By: Tara Bennett
To ask guest director Jane Page her favorite moment in Arthur Miller’s “All My Sons” would be the equivalent of asking her to pick her favorite child.
“I don’t know if there is one,” said Page. “I think it’s just a great evening in the theatre. It’s a great story and quite a journey for every character in the play.”
This will be Page’s second show guest directing for Swine Palace since directing Oliver Goldsmith’s “She Stoops to Conquer” in 2006. Page has been a freelance director for 30 years, and recently joined the faculty at University of California at Irvine where she heads the directing program. Her past directing credits include classics like “Cat on a Hot Tin Roof,” “Much Ado About Nothing,” and “To Kill a Mockingbird,” to name a fraction of her body of work. This week she’ll be given the chance to check off an item on her director’s wish list, all thanks to the Swine Palace.
“I love Swine Palace, and I had a wonderful time the first time, and I’m having a splendid time this time,” said Page. “I’m really tickled to be invited back, and also get to do this amazing play. It’s a play that has been on my wish list for many, many years.”
Considered an American masterpiece, “All My Sons” examines the relationships between fathers and sons, the prices paid for the American Dream, the emotional scars of war, and the human struggle between ethical and legal conscience.
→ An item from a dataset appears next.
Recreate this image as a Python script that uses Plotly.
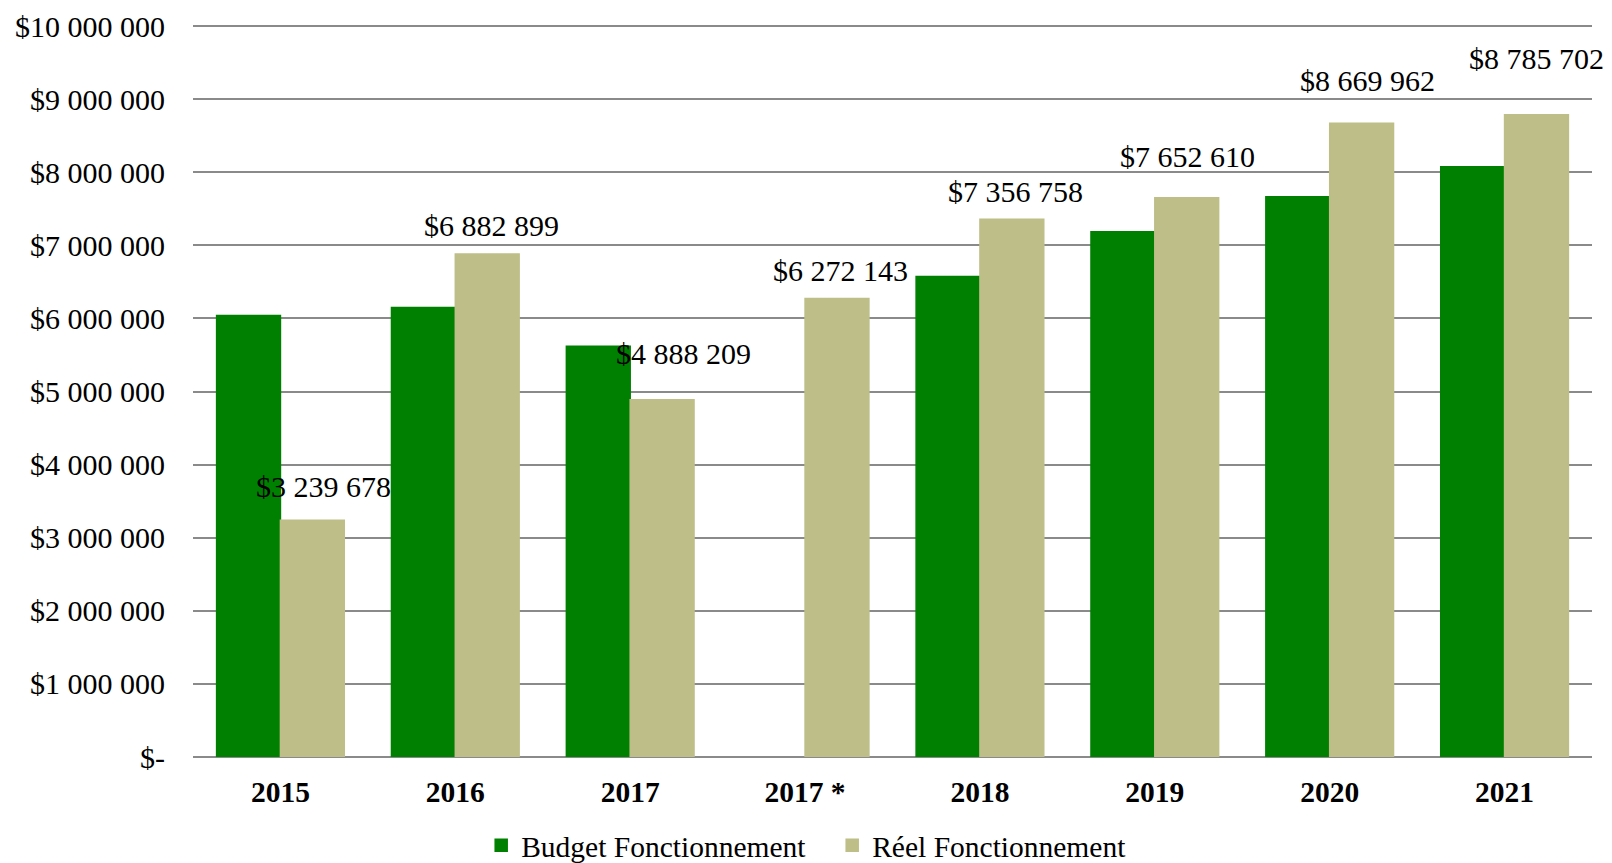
import plotly.graph_objects as go

categories = ["2015", "2016", "2017", "2017 *", "2018", "2019", "2020", "2021"]
budget = [6040000, 6150000, 5620000, None, 6575000, 7186000, 7664000, 8074000]
reel = [3239678, 6882899, 4888209, 6272143, 7356758, 7652610, 8669962, 8785702]
y_ticks = [0, 1000000, 2000000, 3000000, 4000000, 5000000, 6000000, 7000000, 8000000, 9000000, 10000000]

# label placement tweaks (pixels), styling only
label_dx = [11, 4, 21, 3, 4, 1, 6, 0]
label_dy = [34, 28, 46, 28, 28, 41, 43, 56]


def money(v):
    return "$" + f"{v:,}".replace(",", " ")


tick_text = ["$-" if v == 0 else money(v) for v in y_ticks]

FONT = "Liberation Serif, Times New Roman, serif"
GREEN = "#008000"
TAN = "#BEBE88"

fig = go.Figure()
fig.add_trace(go.Bar(x=categories, y=budget, name="Budget Fonctionnement",
                     marker=dict(color=GREEN, line=dict(width=1.5, color=GREEN))))
fig.add_trace(go.Bar(x=categories, y=reel, name="Réel Fonctionnement",
                     marker=dict(color=TAN, line=dict(width=1.5, color=TAN))))

# annotations placed by category index on the category axis
for i, v in enumerate(reel):
    fig.add_annotation(x=i, y=v, xref="x", yref="y", text=money(v), showarrow=False,
                       xanchor="center", yanchor="middle",
                       xshift=32 + label_dx[i], yshift=label_dy[i],
                       font=dict(family=FONT, size=30, color="#000000"))

fig.update_layout(
    width=1604, height=855,
    margin=dict(l=185, r=20, t=17, b=106, autoexpand=False),
    paper_bgcolor="white", plot_bgcolor="white",
    barmode="group", bargap=0.27, bargroupgap=0,
    font=dict(family=FONT, size=29.5, color="#000000"),
    showlegend=True,
    legend=dict(orientation="h", x=0.206, xanchor="left", y=-0.121, yanchor="middle",
                font=dict(family=FONT, size=29.5), itemwidth=30,
                entrywidth=306, entrywidthmode="pixels", bgcolor="rgba(0,0,0,0)"),
)
fig.update_xaxes(type="category", range=[-0.5, len(categories) - 0.5], autorange=False,
                 showgrid=False, showline=False, ticks="",
                 tickfont=dict(family=FONT, size=29.5, weight="bold"),
                 ticklabelstandoff=14)
fig.update_yaxes(range=[0, 10015000], tickvals=y_ticks, ticktext=tick_text,
                 showgrid=True, gridcolor="#8a8a8a", gridwidth=1.5,
                 zeroline=True, zerolinecolor="#8a8a8a", zerolinewidth=1.5,
                 showline=False, ticks="", ticklabelstandoff=27,
                 tickfont=dict(family=FONT, size=30))

fig.write_html("out.html")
While contemporary audiences primarily know Miller for “Death of a Salesman,” another family drama, it was “All My Sons” that established Miller as a leading voice in the American theatre. According to Page, if “All My Sons” had not received its acclaim, Miller would have put his writing efforts to use somewhere else other than playwriting.
“‘All My Sons’ is quite a different play than ‘Death of a Salesman,’ but they’re linked in this terms of this trajectory of this great American writer,” said Page.
The play tells the story of Joe Keller who was partners with Steve Deever in a machine shop during World War II that turned out defective airplane parts, causing the deaths of many men. Deever was sent to prison, while Keller escaped punishment and went on to enjoy freedom and financial success. Years later, Joe’s son Chris begins a love affair with Steve’s daughter, Ann, setting off a string of events that will change the two families forever.
“I think it’s a wonderfully complicated play, and also a play full of heart in a sense of America, and of American values and the questioning and understanding of how families work,” said Page.
Page kept to the traditional format of the show, keeping it set in 1947. The only change included was sticking to one intermission rather than two. It is Page’s belief that the show need not be updated as it can stand up to 21st century audiences.
“It’s really universal in terms of [being] about a family, about the landscape of what happens to family when there are secrets kept, and at what price,” said Page. “It also addresses the issues of business, and the American dream, and the issues of ethics and morals.”
Professional actors were brought in from New York City and Los Angeles along with students from LSU and children from the community, creating a diverse age range for the cast.
“I think for them being in a play with adults of professional caliber they’re getting to work with is really a treat,” said Page. “And they get to play kids with grownups old enough to be their grandparents playing those roles. It’s quite lovely.”
“All My Sons” will run from Feb. 4 to Feb. 15 at the Shaver Theatre located on LSU’s campus. Showtime begins at 7:30 p.m. with afternoon performances beginning at 2 p.m. on Feb. 8 and Feb. 15. Ticket prices range from $15-30.